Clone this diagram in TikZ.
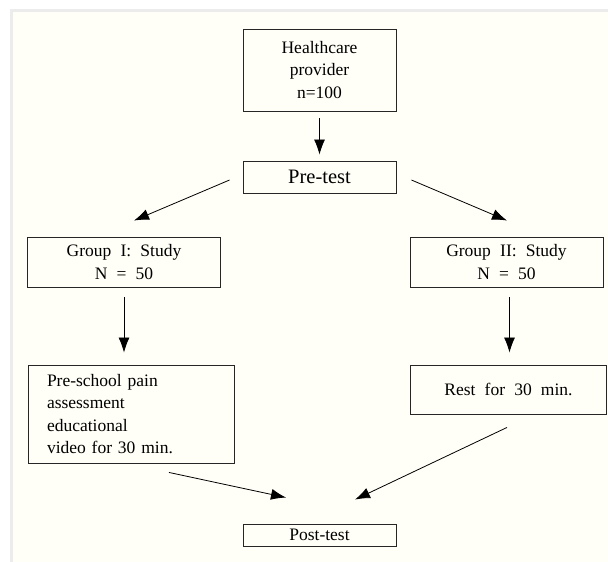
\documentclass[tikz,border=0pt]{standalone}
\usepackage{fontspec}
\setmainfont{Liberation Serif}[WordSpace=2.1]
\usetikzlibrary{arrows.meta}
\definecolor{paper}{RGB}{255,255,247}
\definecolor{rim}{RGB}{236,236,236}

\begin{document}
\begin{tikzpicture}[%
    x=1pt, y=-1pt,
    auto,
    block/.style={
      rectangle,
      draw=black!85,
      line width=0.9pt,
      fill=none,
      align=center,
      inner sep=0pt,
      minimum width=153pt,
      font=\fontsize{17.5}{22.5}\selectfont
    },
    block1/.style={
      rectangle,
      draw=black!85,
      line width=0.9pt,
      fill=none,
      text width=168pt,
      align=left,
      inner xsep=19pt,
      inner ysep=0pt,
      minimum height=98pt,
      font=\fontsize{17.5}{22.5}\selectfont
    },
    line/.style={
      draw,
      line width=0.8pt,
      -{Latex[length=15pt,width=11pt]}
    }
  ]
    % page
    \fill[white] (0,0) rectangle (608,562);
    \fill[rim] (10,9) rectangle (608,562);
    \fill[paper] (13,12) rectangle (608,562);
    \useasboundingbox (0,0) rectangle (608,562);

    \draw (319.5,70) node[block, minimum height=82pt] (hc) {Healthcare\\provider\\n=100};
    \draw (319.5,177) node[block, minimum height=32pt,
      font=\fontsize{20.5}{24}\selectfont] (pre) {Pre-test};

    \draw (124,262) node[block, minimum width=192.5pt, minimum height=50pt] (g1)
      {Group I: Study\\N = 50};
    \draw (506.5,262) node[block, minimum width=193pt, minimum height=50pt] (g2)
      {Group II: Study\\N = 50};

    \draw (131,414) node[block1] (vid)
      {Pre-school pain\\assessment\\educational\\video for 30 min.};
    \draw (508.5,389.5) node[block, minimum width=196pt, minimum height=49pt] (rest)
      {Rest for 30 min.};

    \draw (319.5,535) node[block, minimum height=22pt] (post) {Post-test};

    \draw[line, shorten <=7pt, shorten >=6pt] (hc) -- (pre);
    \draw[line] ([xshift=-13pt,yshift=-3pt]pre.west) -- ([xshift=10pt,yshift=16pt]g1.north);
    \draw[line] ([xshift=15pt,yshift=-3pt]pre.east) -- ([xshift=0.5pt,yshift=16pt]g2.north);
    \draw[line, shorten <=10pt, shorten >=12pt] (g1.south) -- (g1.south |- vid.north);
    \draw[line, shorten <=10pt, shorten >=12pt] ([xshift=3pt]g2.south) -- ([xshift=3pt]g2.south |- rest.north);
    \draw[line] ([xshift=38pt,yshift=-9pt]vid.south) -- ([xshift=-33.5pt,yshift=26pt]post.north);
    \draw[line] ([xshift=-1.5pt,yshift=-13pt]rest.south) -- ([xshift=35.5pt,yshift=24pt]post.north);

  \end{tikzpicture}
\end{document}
= = = = = = =
Retype the whole listing, keeping every line identical and omitting all pictures.

* **OUTPUT FOR THIS EXERCISE**:
Clone this diagram in TikZ.
\documentclass[tikz,border=0pt]{standalone}
\usepackage{fontspec}
\setmainfont{Liberation Serif}[WordSpace=2.1]
\usetikzlibrary{arrows.meta}
\definecolor{paper}{RGB}{255,255,247}
\definecolor{rim}{RGB}{236,236,236}

\begin{document}
\begin{tikzpicture}[%
    x=1pt, y=-1pt,
    auto,
    block/.style={
      rectangle,
      draw=black!85,
      line width=0.9pt,
      fill=none,
      align=center,
      inner sep=0pt,
      minimum width=153pt,
      font=\fontsize{17.5}{22.5}\selectfont
    },
    block1/.style={
      rectangle,
      draw=black!85,
      line width=0.9pt,
      fill=none,
      text width=168pt,
      align=left,
      inner xsep=19pt,
      inner ysep=0pt,
      minimum height=98pt,
      font=\fontsize{17.5}{22.5}\selectfont
    },
    line/.style={
      draw,
      line width=0.8pt,
      -{Latex[length=15pt,width=11pt]}
    }
  ]
    % page
    \fill[white] (0,0) rectangle (608,562);
    \fill[rim] (10,9) rectangle (608,562);
    \fill[paper] (13,12) rectangle (608,562);
    \useasboundingbox (0,0) rectangle (608,562);

    \draw (319.5,70) node[block, minimum height=82pt] (hc) {Healthcare\\provider\\n=100};
    \draw (319.5,177) node[block, minimum height=32pt,
      font=\fontsize{20.5}{24}\selectfont] (pre) {Pre-test};

    \draw (124,262) node[block, minimum width=192.5pt, minimum height=50pt] (g1)
      {Group I: Study\\N = 50};
    \draw (506.5,262) node[block, minimum width=193pt, minimum height=50pt] (g2)
      {Group II: Study\\N = 50};

    \draw (131,414) node[block1] (vid)
      {Pre-school pain\\assessment\\educational\\video for 30 min.};
    \draw (508.5,389.5) node[block, minimum width=196pt, minimum height=49pt] (rest)
      {Rest for 30 min.};

    \draw (319.5,535) node[block, minimum height=22pt] (post) {Post-test};

    \draw[line, shorten <=7pt, shorten >=6pt] (hc) -- (pre);
    \draw[line] ([xshift=-13pt,yshift=-3pt]pre.west) -- ([xshift=10pt,yshift=16pt]g1.north);
    \draw[line] ([xshift=15pt,yshift=-3pt]pre.east) -- ([xshift=0.5pt,yshift=16pt]g2.north);
    \draw[line, shorten <=10pt, shorten >=12pt] (g1.south) -- (g1.south |- vid.north);
    \draw[line, shorten <=10pt, shorten >=12pt] ([xshift=3pt]g2.south) -- ([xshift=3pt]g2.south |- rest.north);
    \draw[line] ([xshift=38pt,yshift=-9pt]vid.south) -- ([xshift=-33.5pt,yshift=26pt]post.north);
    \draw[line] ([xshift=-1.5pt,yshift=-13pt]rest.south) -- ([xshift=35.5pt,yshift=24pt]post.north);

  \end{tikzpicture}
\end{document}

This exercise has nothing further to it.